Chaska: A datacenter hot spot in cool Minnesota

Among secondary American datacenter markets, the Twin Cities have caught the eye of providers large and small. This buzz, driven first by the region's wealth of healthy businesses, has been harnessed by Minnesotan politicians at the state and municipal levels, incentivizing this inflow. Chaska, a relatively small city west of Minneapolis, has leveraged this trend and rapidly grown its datacenter footprint. Now home to four datacenters, with more in the pipeline, this small town just south of Lake Minnetonka has leveraged its proximity to the city and surrounding residential areas to attract an unlikely crop.

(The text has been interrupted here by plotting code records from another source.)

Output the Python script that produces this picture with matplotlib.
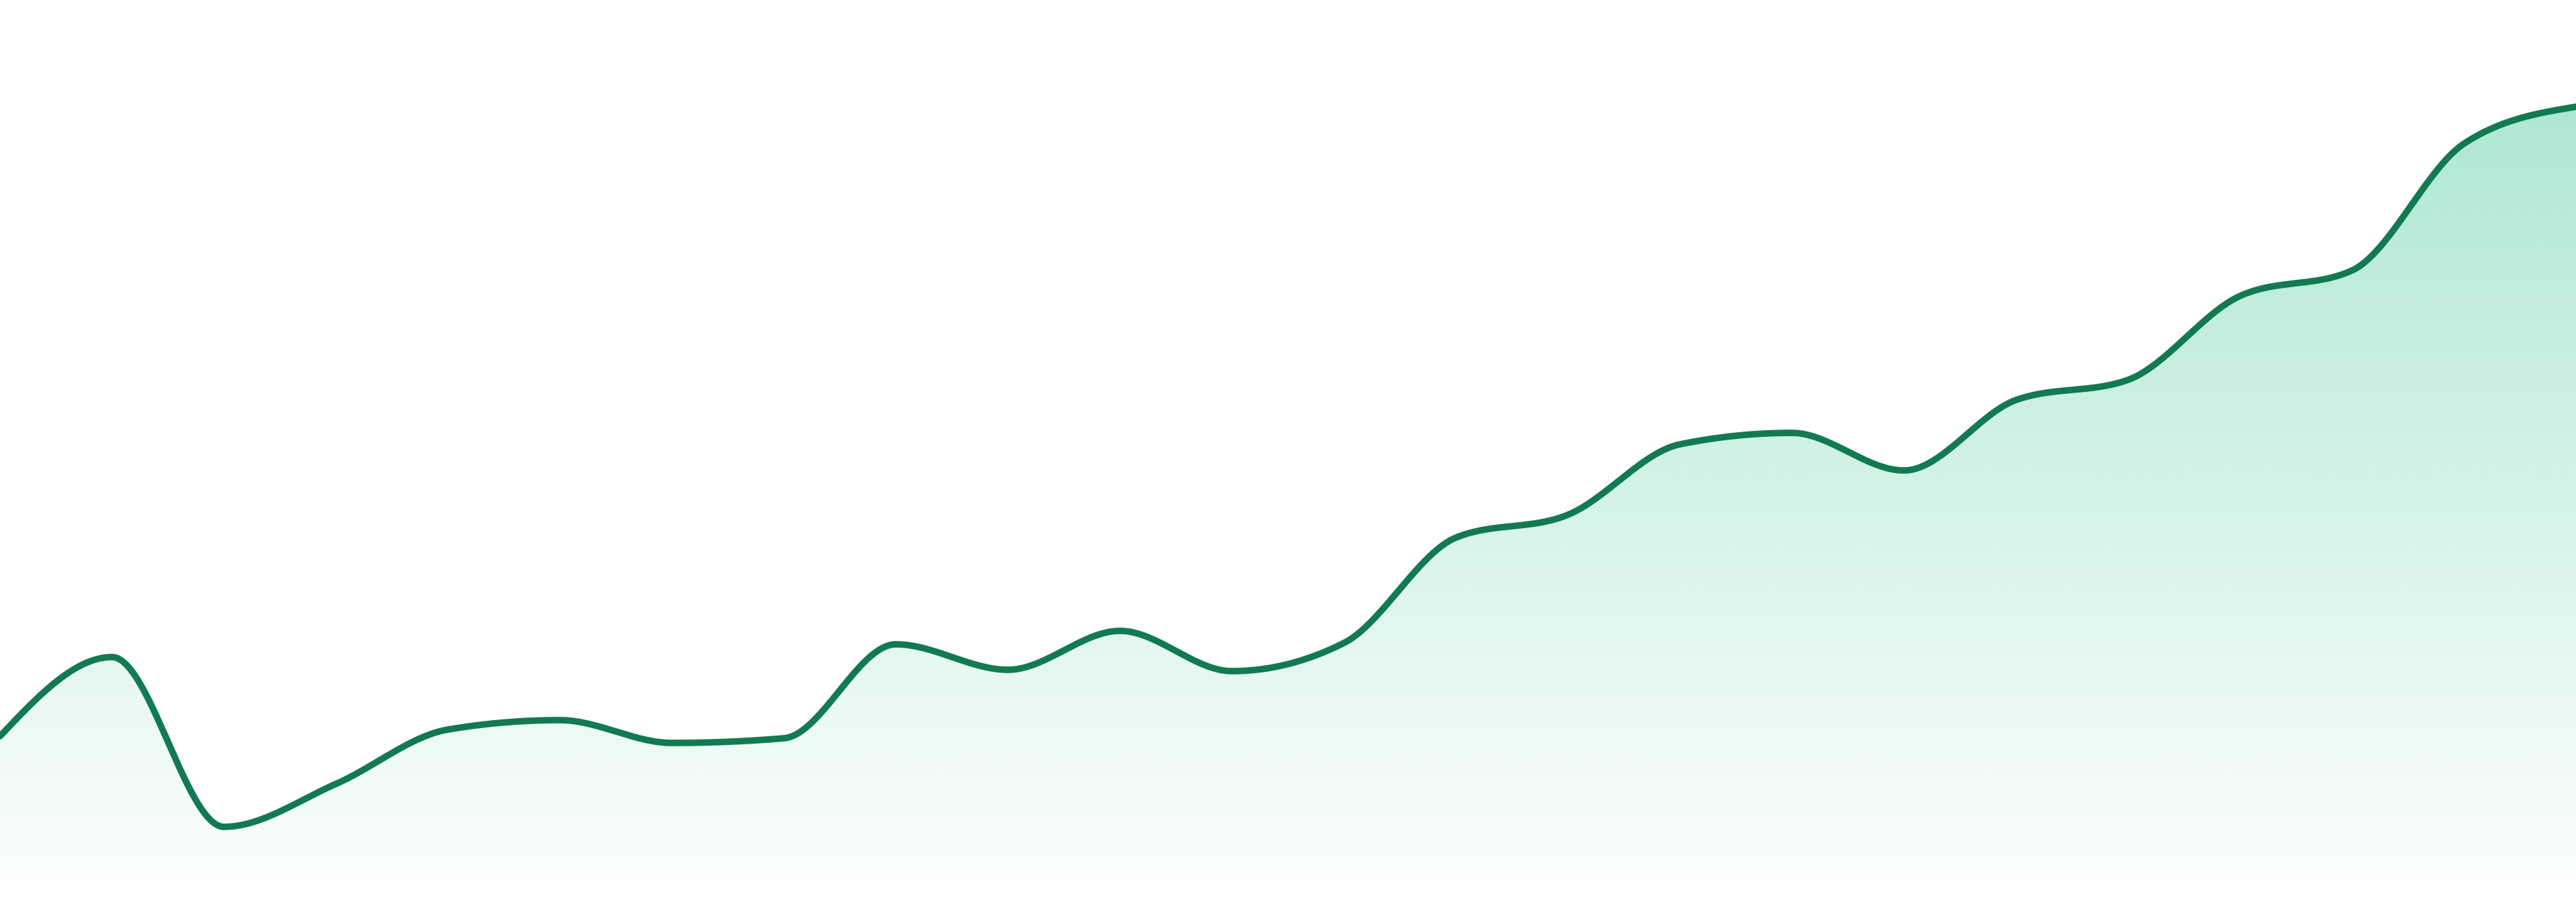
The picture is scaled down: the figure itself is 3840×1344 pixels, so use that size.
import numpy as np
import matplotlib
matplotlib.use("Agg")
import matplotlib.pyplot as plt
from matplotlib.colors import to_rgb

# === DATA (one value per step) ===
steps = list(range(24))
values = [213, 331, 78, 142, 223, 237, 203, 210, 350, 312, 370, 310,
          352, 509, 543, 648, 665, 609, 714, 744, 869, 907, 1096, 1151]

line_color = "#127a52"
fill_color = "#10b981"


# monotone cubic (same idea as d3 curveMonotoneX)
def monotone_curve(x, y, per_seg=60):
    x = np.asarray(x, float)
    y = np.asarray(y, float)
    h = np.diff(x)
    s = np.diff(y) / h
    n = len(x)
    m = np.zeros(n)
    for i in range(1, n - 1):
        p = (s[i - 1] * h[i] + s[i] * h[i - 1]) / (h[i - 1] + h[i])
        m[i] = (np.sign(s[i - 1]) + np.sign(s[i])) * min(abs(s[i - 1]), abs(s[i]), 0.5 * abs(p))
    m[0] = (3 * s[0] - m[1]) / 2
    m[-1] = (3 * s[-1] - m[-2]) / 2

    xs, ys = [], []
    for i in range(n - 1):
        t = np.linspace(0, 1, per_seg, endpoint=(i == n - 2))
        h00 = 2 * t**3 - 3 * t**2 + 1
        h10 = t**3 - 2 * t**2 + t
        h01 = -2 * t**3 + 3 * t**2
        h11 = t**3 - t**2
        xs.append(x[i] + t * h[i])
        ys.append(h00 * y[i] + h10 * h[i] * m[i] + h01 * y[i + 1] + h11 * h[i] * m[i + 1])
    return np.concatenate(xs), np.concatenate(ys)


cx, cy = monotone_curve(steps, values)

fig = plt.figure(figsize=(38.4, 13.44), dpi=100, facecolor="white")
ax = fig.add_axes([0, 0, 1, 1])
ax.set_xlim(steps[0], steps[-1])
ax.set_ylim(-34, 1310)
ax.axis("off")

# gradient fill under the line
top = max(values)
grad = np.zeros((256, 2, 4))
grad[:, :, :3] = to_rgb(fill_color)
grad[:, :, 3] = np.linspace(0.34, 0.02, 256)[:, None]
img = ax.imshow(grad, extent=[steps[0], steps[-1], 0, top], origin="upper",
                aspect="auto", interpolation="bilinear", zorder=1)
poly = ax.fill_between(cx, 0, cy, color="none", lw=0)
clip = poly.get_paths()[0]
img.set_clip_path(clip, transform=ax.transData)

ax.plot(cx, cy, color=line_color, lw=7, solid_capstyle="round", zorder=3)

fig.savefig("out.png", dpi=100, facecolor="white")
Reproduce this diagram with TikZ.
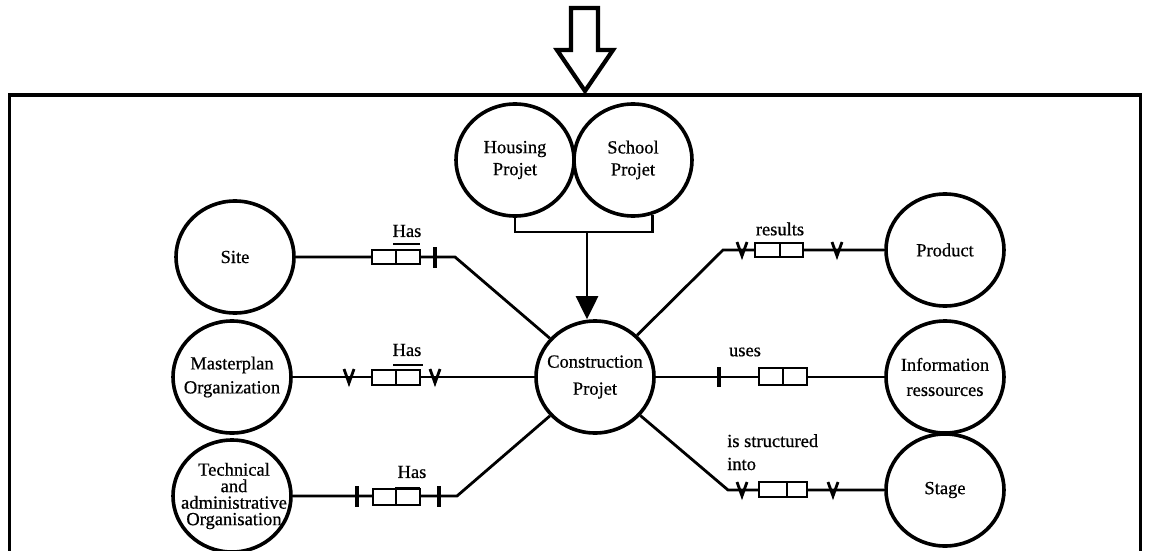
\documentclass[tikz,border=0pt]{standalone}
\usepackage{fontspec}
\setmainfont{Liberation Serif}[FakeBold=0.6]
\usetikzlibrary{shapes.geometric,arrows.meta}
\begin{document}
\begin{tikzpicture}[x=1pt,y=-1pt,
  ent/.style={draw,line width=3.6pt,ellipse,minimum width=118pt,minimum height=112pt,inner sep=0pt},
  etext/.style={align=center,inner sep=0pt,font=\fontsize{18.5}{22}\selectfont},
  conn/.style={line width=2.8pt},
  relbox/.style={line width=2.2pt,fill=white},
  vmark/.style={line width=2.8pt,line join=miter},
  barmark/.style={line width=3.6pt},
  lbl/.style={font=\fontsize{18.5}{22}\selectfont,inner sep=0pt}]
\useasboundingbox (0,0) rectangle (1149,551);
% frame
\draw[line width=3pt] (9,551) -- (9,95) -- (1140,95) -- (1140,551);
% big hollow arrow
\draw[line width=4.2pt,line join=miter,fill=white] (571,8) -- (598,8) -- (598,50) -- (613,50) -- (585,91) -- (557,50) -- (571,50) -- cycle;
% entities
\node[ent] (housing) at (515,160) {};
\node[etext] (thousing) at (housing.center) {Housing\\Projet};
\node[ent] (school) at (633,160) {};
\node[etext] (tschool) at (school.center) {School\\Projet};
\node[ent] (cp) at (595,377) {};
\node[etext,font=\fontsize{18.5}{27}\selectfont] (tcp) at (cp.center) {Construction\\Projet};
\node[ent] (site) at (235,257) {};
\node[etext] (tsite) at (site.center) {Site};
\node[ent] (mp) at (232,377) {};
\node[etext,font=\fontsize{18.5}{24}\selectfont] (tmp) at (mp.center) {Masterplan\\Organization};
\node[ent] (tech) at (232,496) {};
\node[etext,font=\fontsize{18.5}{16.5}\selectfont] (ttech) at ([xshift=2pt]tech.center) {Technical\\and\\administrative\\Organisation};
\node[ent] (prod) at (945,250) {};
\node[etext] (tprod) at (prod.center) {Product};
\node[ent] (info) at (945,377) {};
\node[etext,font=\fontsize{18.5}{25}\selectfont] (tinfo) at (info.center) {Information\\ressources};
\node[ent] (stage) at (945,490) {};
\node[etext] (tstage) at (stage.center) {Stage};
% generalisation bracket
\coordinate (bj) at (587,232);
\draw[conn] (housing.south) -- (housing.south |- bj) -- (bj -| school.290) -- (school.290);
\draw[conn,-{Triangle[width=22pt,length=23pt]}] (bj) -- (bj |- cp.north);
% Site -- has
\coordinate (c1) at (455,257);
\draw[conn] (site.east) -- (c1) -- (cp);
\draw[relbox] (372,250) rectangle (420,264); \draw[line width=2.2pt] (396,250) -- (396,264);
\draw[line width=2.2pt] (393,244) -- (420,244);
\draw[barmark] (435,247) -- (435,268);
\node[lbl] (l1) at (407,231) {Has};
% Masterplan -- has
\draw[conn] (mp.east) -- (cp.west);
\draw[vmark] (344,369) -- (349,383) -- (354,369);
\draw[vmark] (430,369) -- (435,383) -- (440,369);
\draw[relbox] (372,370) rectangle (420,385); \draw[line width=2.2pt] (396,370) -- (396,385);
\draw[line width=2.2pt] (393,365) -- (423,365);
\node[lbl] (l2) at (407,350) {Has};
% Technical -- has
\coordinate (c3) at (457,496);
\draw[conn] (tech.east) -- (c3) -- (cp);
\draw[barmark] (357,486) -- (357,507);
\draw[barmark] (439,486) -- (439,507);
\draw[relbox] (373,489) rectangle (420,505); \draw[line width=2.2pt] (396,489) -- (396,505);
\draw[line width=3pt] (395,488) -- (420,488);
\node[lbl] (l3) at (412,472) {Has};
% Product -- results
\coordinate (c4) at (723,250);
\draw[conn] (cp) -- (c4) -- (prod.west);
\draw[vmark] (737,242) -- (742,256) -- (747,242);
\draw[vmark] (832,242) -- (837,256) -- (842,242);
\draw[relbox] (755,243) rectangle (803,257); \draw[line width=2.2pt] (780,243) -- (780,257);
\node[lbl] (l4) at (780,229) {results};
% Information -- uses
\draw[conn] (cp.east) -- (info.west);
\draw[barmark] (719,367) -- (719,387);
\draw[relbox] (759,368) rectangle (807,385); \draw[line width=2.2pt] (783,368) -- (783,385);
\node[lbl] (l5) at (745,352) {uses};
% Stage -- is structured into
\coordinate (c6) at (728,490);
\draw[conn] (cp) -- (c6) -- (stage.west);
\draw[vmark] (737,482) -- (742,496) -- (747,482);
\draw[vmark] (828,482) -- (833,496) -- (838,482);
\draw[relbox] (759,482) rectangle (807,497); \draw[line width=2.2pt] (787,482) -- (787,497);
\node[lbl,align=left,anchor=north west,font=\fontsize{18.5}{23}\selectfont] (l6) at (727,434) {is structured\\into};
\end{tikzpicture}
\end{document}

Fairly unique to suburbs of non-top-five markets, Chaska has driven a strong mix of retail and wholesale opportunities since 2010. Having recently approved another 66-acre plot for development by Dallas-based Stream Data Centers, Chaska is reinforcing its position among neighboring suburbs with datacenters, including Shakopee and Eden Prairie.

The 451 Take

As more state governments pass legislated datacenter incentives, it is becoming increasingly important for individual cities to differentiate themselves by offering additional incentives, typically on a case-by-case basis. While incentives are not everything in the site-selection process, they certainly play a role within a market, and Chaska's willingness to support the growing industry is likely to pay off as more companies consider Minneapolis as a datacenter destination. While the Minneapolis market as a whole has seen an increase in providers for both retail and wholesale over the last five years, with most qualifying for state-level tax abatements, Chaska is home to just one of each. With additional tax breaks to further reduce operational costs, these providers could have a slight advantage in the price competition.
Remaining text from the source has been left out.